Enough residents have applied to participate on an influential
panel that will help plan the future of east Gilroy. Now the city
council just has to decide who it likes.
Enough residents have applied to participate on an influential panel that will help plan the future of east Gilroy. Now the city council just has to decide who it likes.
This comes after the council told staff Oct. 22 that it wanted more say in and more residential representation on the East Gilroy Specific Plan Task Force. The task force will dictate the future development of 681 acres of mostly farmland located south and east of the existing Gilroy Premium Outlets.
The Westfield Group, which hopes to build a huge mall east of Gilroy, wanted a city-hired consultant that it pays to screen residents for the task force and then guide them through a year of decisions.
But several councilmen made it clear that they not only wanted more residents and a school board representative involved in the plan, but they also did not like the idea of an outside consultant (Moore, Iacofano, Goltsmann) filtering people before the council had a chance to meet them.
That is why City Planner Deborah Schwarz will present the council with all 12 applicants Dec. 17. The task force has a total of 15 members: Six are public officials picked by their respective agencies, and the 12 applicants Schwarz will present are vying for nine spots the council reserved for affected property owners, citizens at large and open space advocates.
Mayor Al Pinheiro said he was pleased with staff’s acquiescence.
“They’ve done what we told them to do,” Pinheiro said in reference to the council’s directive to have to council review all applicants.
Westfield wants to build a 1.5-million-square-foot mega mall on 108 of the 681 acres outside the city’s eastern limits. The Australian-based, multi-billion-dollar company has begun to pay about $1 million to fast-track its project by bank-rolling city planners to work on it and by helping the city create the specific plan and conduct environmental reports.
These steps are necessary for the city to amend its long-term general plan, re-zone part of the area for the mall and expand its boundaries as part of an indefinite multi-step process that could stretch through 2010.
The city will partially reimburse the enormous mall-cinema-restaurant-hotel-office combo with fees paid by residents within the specific plan whose properties’ values will rise with the mall’s development. The larger the land, the larger the fee, Schwarz wrote in a sample letter to landowners outside of Westfield’s 108 acres, yet within the total 681 acres affected by the specific plan.
The task force is expected to meet 12 times throughout 2008 with the help of MIG, according to Community Development Director Wendie Rooney. After this, the various planning and application processes will last up to two years.

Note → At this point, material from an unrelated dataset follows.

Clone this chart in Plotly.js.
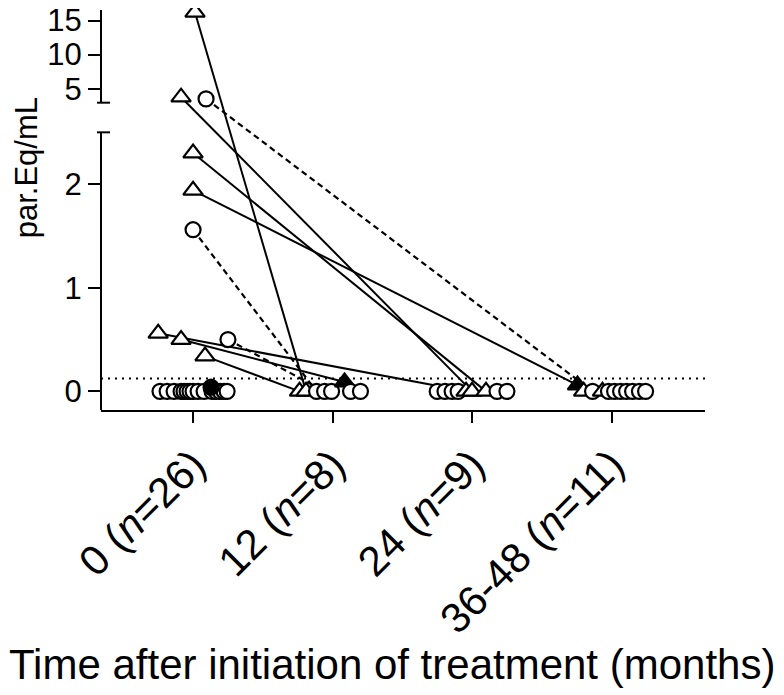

Since the council altered the make-up of the task force by reducing the number of councilmen and planning commissioners and adding four citizens-at-large, a school district representative and two open space advocates to the roster, the Chamber of Commerce has chimed in and asked to be on the task force, as well, according to Schwarz. This city council will decide it wants to formally include the chamber Dec. 17. One chamber member has applied, Schwarz said.
Only residents who live within the 681 acres can still apply to Schwarz to be on the task force by Wednesday. So far only two residents have applied for the two open positions, according to Schwarz.